Information shown:
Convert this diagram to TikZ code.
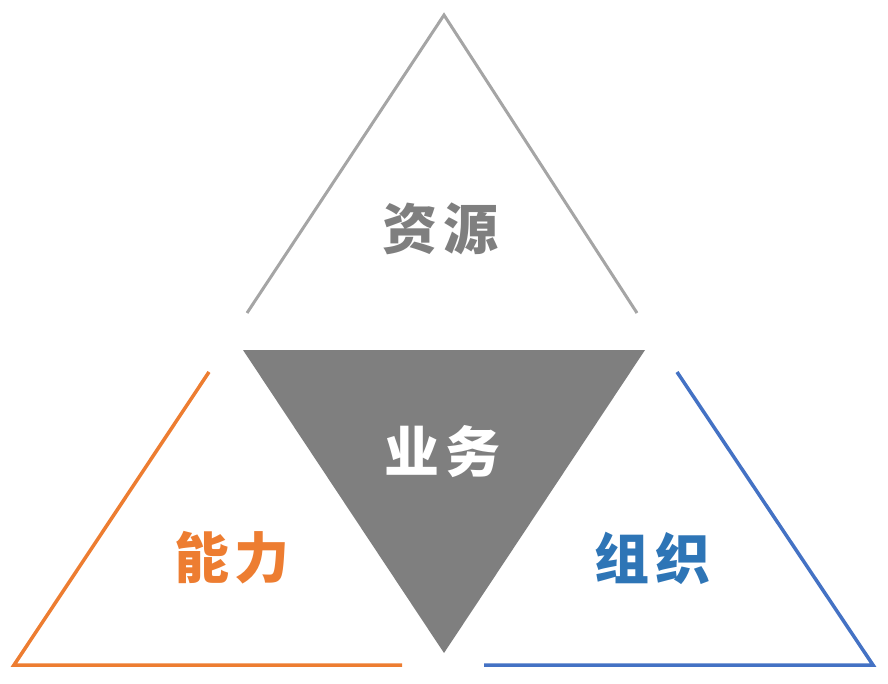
\documentclass[tikz,border=0pt]{standalone}
\usepackage{fontspec}
\newfontfamily\cjk{Noto Sans CJK SC}
\definecolor{lgray}{HTML}{A5A5A5}
\definecolor{dgray}{HTML}{7F7F7F}
\definecolor{orng}{HTML}{ED7D31}
\definecolor{blu}{HTML}{4472C4}
\definecolor{blutxt}{HTML}{2E75B6}
\begin{document}
\begin{tikzpicture}[x=1pt,y=-1pt,
  lbl/.style={font=\cjk\bfseries\fontsize{55}{55}\selectfont, inner sep=0pt}]
\useasboundingbox (0,0) rectangle (888,684);
% top gray triangle (open bottom)
\coordinate (ta) at (444,15);
\coordinate (tl) at (247,313);
\coordinate (tr) at (637,313);
\draw[lgray, line width=3pt] (tl) -- (ta) -- (tr);
% center filled triangle
\coordinate (cl) at (243,350);
\coordinate (cr) at (645,350);
\coordinate (cb) at (444,653);
\fill[dgray] (cl) -- (cr) -- (cb) -- cycle;
% left orange
\coordinate (la) at (209,372);
\coordinate (ll) at (14,665);
\coordinate (lr) at (402,665);
\draw[orng, line width=3.5pt] (la) -- (ll) -- (lr);
% right blue
\coordinate (ra) at (677,372);
\coordinate (rr) at (873,665);
\coordinate (rl) at (484,665);
\draw[blu, line width=3.5pt] (ra) -- (rr) -- (rl);
% labels
\node[lbl, text=dgray] (t1) at (440,229) {资\hspace{6pt}源};
\node[lbl, text=white] (t2) at (442,452) {业\hspace{6pt}务};
\node[lbl, text=orng] (t3) at (232,558) {能\hspace{6pt}力};
\node[lbl, text=blutxt] (t4) at (652,558) {组\hspace{6pt}织};
\end{tikzpicture}
\end{document}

Task description: Quote the material word for word, dropping any images it holds.

Exercise answer:
Convert this diagram to TikZ code.
\documentclass[tikz,border=0pt]{standalone}
\usepackage{fontspec}
\newfontfamily\cjk{Noto Sans CJK SC}
\definecolor{lgray}{HTML}{A5A5A5}
\definecolor{dgray}{HTML}{7F7F7F}
\definecolor{orng}{HTML}{ED7D31}
\definecolor{blu}{HTML}{4472C4}
\definecolor{blutxt}{HTML}{2E75B6}
\begin{document}
\begin{tikzpicture}[x=1pt,y=-1pt,
  lbl/.style={font=\cjk\bfseries\fontsize{55}{55}\selectfont, inner sep=0pt}]
\useasboundingbox (0,0) rectangle (888,684);
% top gray triangle (open bottom)
\coordinate (ta) at (444,15);
\coordinate (tl) at (247,313);
\coordinate (tr) at (637,313);
\draw[lgray, line width=3pt] (tl) -- (ta) -- (tr);
% center filled triangle
\coordinate (cl) at (243,350);
\coordinate (cr) at (645,350);
\coordinate (cb) at (444,653);
\fill[dgray] (cl) -- (cr) -- (cb) -- cycle;
% left orange
\coordinate (la) at (209,372);
\coordinate (ll) at (14,665);
\coordinate (lr) at (402,665);
\draw[orng, line width=3.5pt] (la) -- (ll) -- (lr);
% right blue
\coordinate (ra) at (677,372);
\coordinate (rr) at (873,665);
\coordinate (rl) at (484,665);
\draw[blu, line width=3.5pt] (ra) -- (rr) -- (rl);
% labels
\node[lbl, text=dgray] (t1) at (440,229) {资\hspace{6pt}源};
\node[lbl, text=white] (t2) at (442,452) {业\hspace{6pt}务};
\node[lbl, text=orng] (t3) at (232,558) {能\hspace{6pt}力};
\node[lbl, text=blutxt] (t4) at (652,558) {组\hspace{6pt}织};
\end{tikzpicture}
\end{document}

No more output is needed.